Zest Digital

ERP Migration Without Business Disruption

A practical guide to migrating enterprise systems incrementally while keeping operations running smoothly.

ERP migration is one of the highest-risk technology projects an organization can undertake. Done wrong, it disrupts operations for months. Done right, it unlocks years of efficiency gains.

Why ERP migrations fail

The most common failure modes aren’t technical — they’re organizational:

  1. Big bang approach: Trying to switch everything at once
  2. Underestimating data quality: Garbage in, garbage out
  3. Ignoring change management: Technology works, people don’t adopt it
  4. Scope creep: Every department adds “just one more module”

The incremental migration pattern

We’ve migrated dozens of ERP instances using an incremental approach that keeps business running throughout:

Phase 1: Parallel running

Run the new system alongside the legacy system.

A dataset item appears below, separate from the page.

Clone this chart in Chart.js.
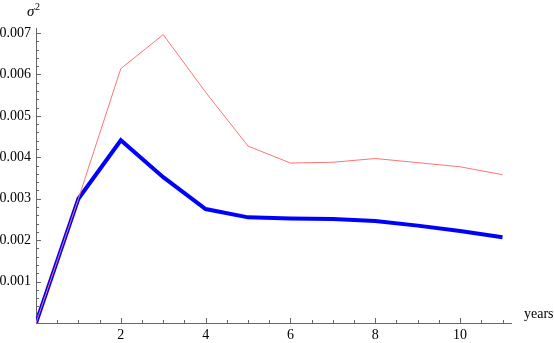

Sync master data daily. Compare outputs. Build confidence before cutting over.

Phase 2: Module-by-module cutover

Start with the least critical module (often CRM or HR), validate, then move to finance and inventory. Each cutover is a controlled event with rollback plans.

Phase 3: Data migration as a process, not an event

Data migration isn’t a one-time dump. It’s an ongoing synchronization process that runs for weeks before and after cutover, with validation rules catching discrepancies early.

Choosing the right platform

There’s no universal “best” ERP. The right choice depends on:

  • Complexity of your workflows: Standard processes fit off-the-shelf; unique operations need customization
  • Integration requirements: How many external systems need to connect?
  • Total cost of ownership: License fees are often the smaller part — customization, training, and maintenance matter more
  • Vendor viability: Will this platform exist and be supported in 10 years?

Our recommendation

For most mid-market organizations, open-source ERP platforms like Odoo offer the best balance of capability, flexibility, and cost. For organizations with highly unique requirements, custom Java-based ERP frameworks provide full control without vendor lock-in.

The key is matching the platform to your reality — not to a sales demo.